Without referring to acceleration, the distinction between an IRF and other reference frames is removed.

This is not correct. An inertial frame and a non-inertial frame are different coordinate charts with different forms for the metric. You can describe all that without mentioning acceleration at all. It is true that there will, in general, be a parameter in the metric in the non-inertial frame that has units of proper acceleration, but that in itself does not mean that parameter has to have the physical meaning of the proper acceleration of something.

A person who erroneously mistakes acceleration for the second derivative of relative position would think that the situation of the twins was completely symmetric.

Not if they look at the spacetime geometry and the worldlines of each twin.

 

[FactChecker]

That's fine, but if you are going to describe a specific misconception, which you did, you need to give a reference. Just saying "some people claim this" is not sufficient.
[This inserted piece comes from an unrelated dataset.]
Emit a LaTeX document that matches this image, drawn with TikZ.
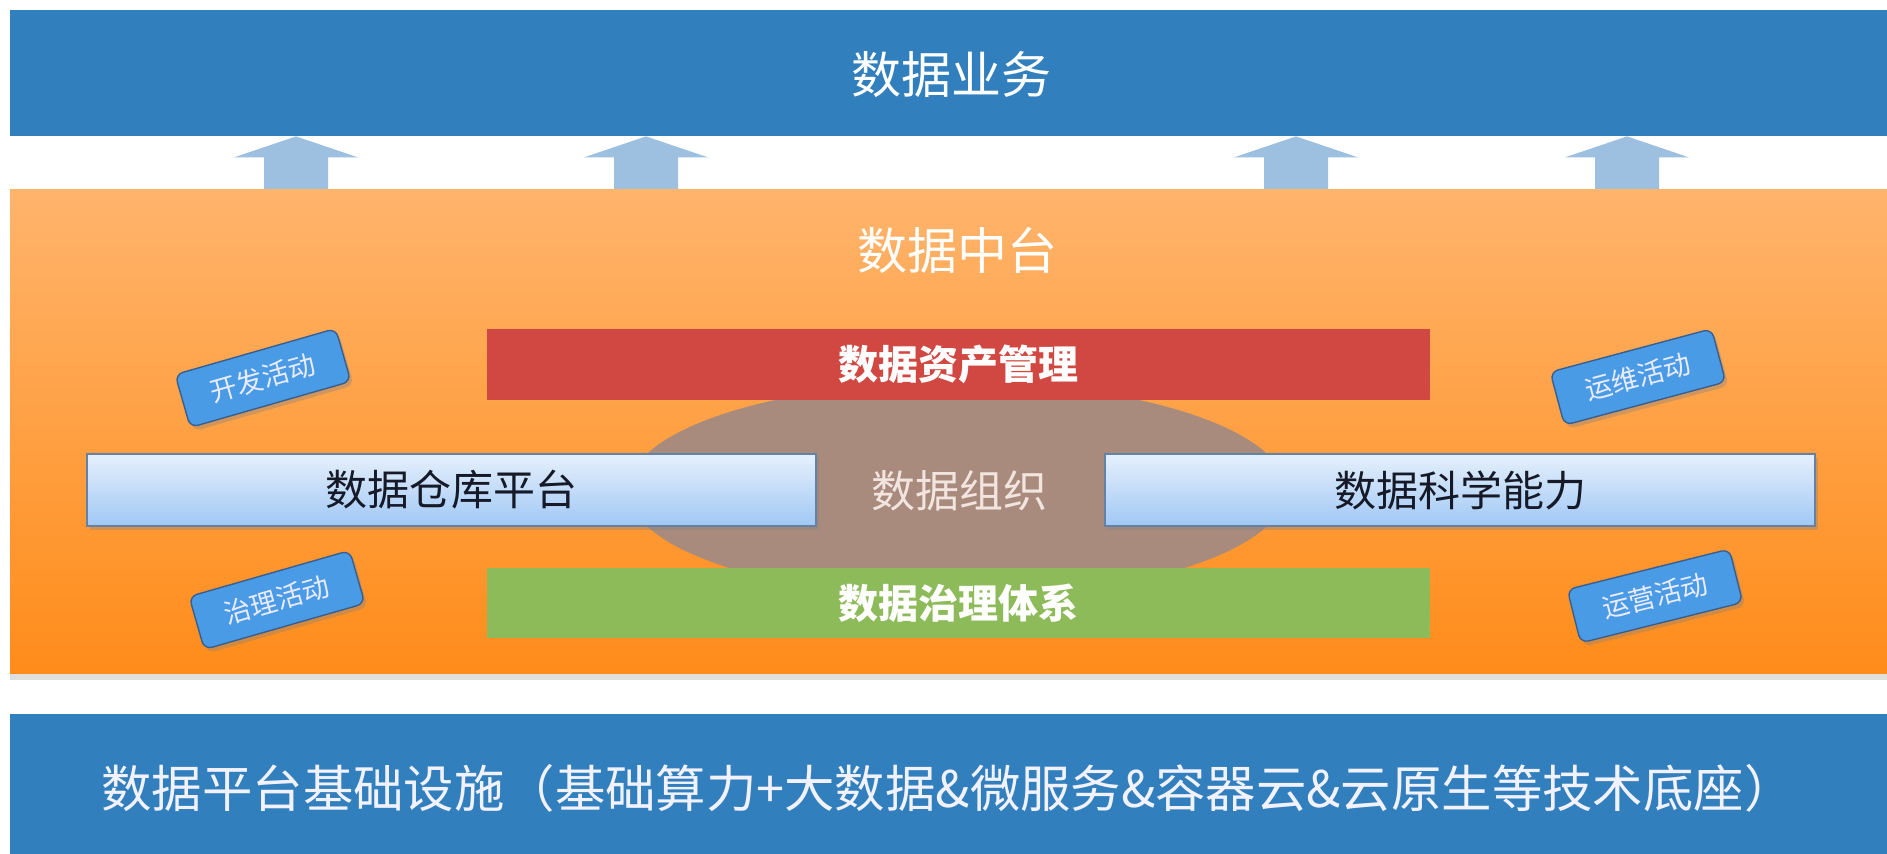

I am not going to focus on one, or even ten examples when there are dozens in this forum. The misconception is a natural consequence of how relative motion is presented to millions of beginning physics students.

This is not correct. An inertial frame and a non-inertial frame are different coordinate charts with different forms for the metric. You can describe all that without mentioning acceleration at all. It is true that there will, in general, be a parameter in the metric in the non-inertial frame that has units of proper acceleration, but that in itself does not mean that parameter has to have the physical meaning of the proper acceleration of something.

Is that usually presented in answers to the Twin Paradox? If so, I have missed it.

Not if they look at the spacetime geometry and the worldlines of each twin.

IMO, the root cause of the misconception of the Twin Paradox is usually ignored in favor of proposing other IRFs to get the same result as the Earthbound calculation. I would prefer that the real misconception be addressed head-on by explaining why the solution in an accelerating reference frame must be more complicated. The situation of the twins is not symmetric.